It is to be understood that the above general description and the detailed description below are merely exemplary and explanatory, and do not limit the present disclosure.

The accompanying drawings herein are incorporated in and constitute a part of this specification, illustrate embodiments conforming to the present disclosure and, together with the specification, serve to explain the principles of the present disclosure.

When accompanying figures are mentioned in the following descriptions, the same numbers in different drawings represent the same or similar elements, unless otherwise represented. The implementations set forth in the following exemplary embodiments do not represent all implementations consistent with the present disclosure. Instead, they are merely examples of apparatuses and methods consistent with some aspects related to the present disclosure as recited in the appended claims.
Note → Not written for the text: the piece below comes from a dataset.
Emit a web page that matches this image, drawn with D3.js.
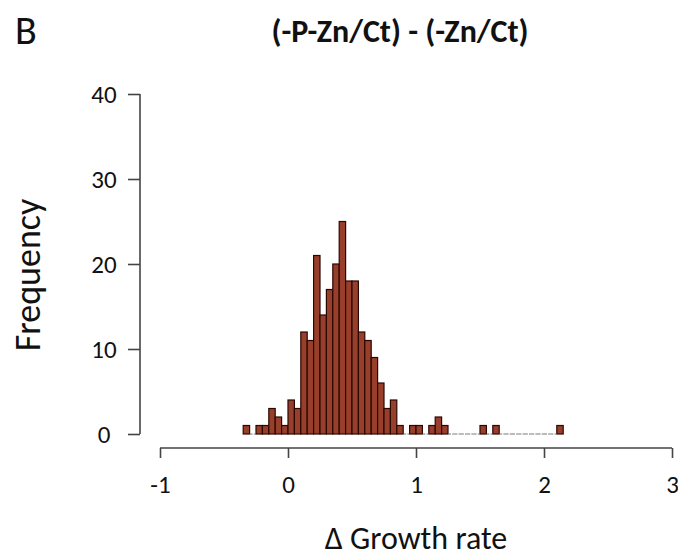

When maintaining full-screen gesture processing procedures, the following processing manners can be adopted according to some embodiments of the present disclosure: after receiving a touch signal, an event dispatch process sends the touch signal to a gesture processing process, such that the gesture processing process determines whether this touch signal conforms to a full-screen gesture trajectory determination rule. If this touch signal does not conform to the full-screen gesture trajectory determination rule, all events contained in this touch signal are sent to the event dispatch process, which will send the received events to an application processing process. In this process, the event dispatch process may also dispatch a touch signal for an application to the application processing process. The above processing manner easily leads to simultaneous response of the gesture processing process and the application processing process, which causes frequent screen interface mis-switching, and thus having a negative effect on user experience.

Various embodiments can provide a method for processing a touch signal through creative labor. As shown in <FIG>, the method for processing a touch signal includes following steps.

In step S11, a full-screen gesture touch signal is detected by an event dispatch process.

In step S12, it is determined whether the full-screen gesture touch signal conforms to a full-screen gesture trajectory determination rule.

In step S13, the full-screen gesture touch signal or a part of events of the full-screen gesture touch signal is sent to a gesture processing process or an application processing process based on a result as determined.

The step S13 of sending a part of events of the full-screen gesture touch signal to a gesture processing process or an application processing process based on a result as determined includes:.

The event dispatch process is positioned at the bottom layer of a system, for example, at a system_server layer of the system. The application processing process is positioned at a business layer of the system and is used to process applications (such as setting applications, map applications, desktop applications, interface interactive applications, etc.). Positioned at the business layer of the system, the gesture processing process may be maintained by a certain application in the business layer, or the gesture processing process may be a separate business layer process.

According to the method, the application process is enabled to receive a complete sequence of touch operations that conforms to a processing logic, thereby effectively preventing the gesture processing process and the application processing process from simultaneously responding, such that interface switching is ensured to be stable and smooth when a user operates in a gesture input region.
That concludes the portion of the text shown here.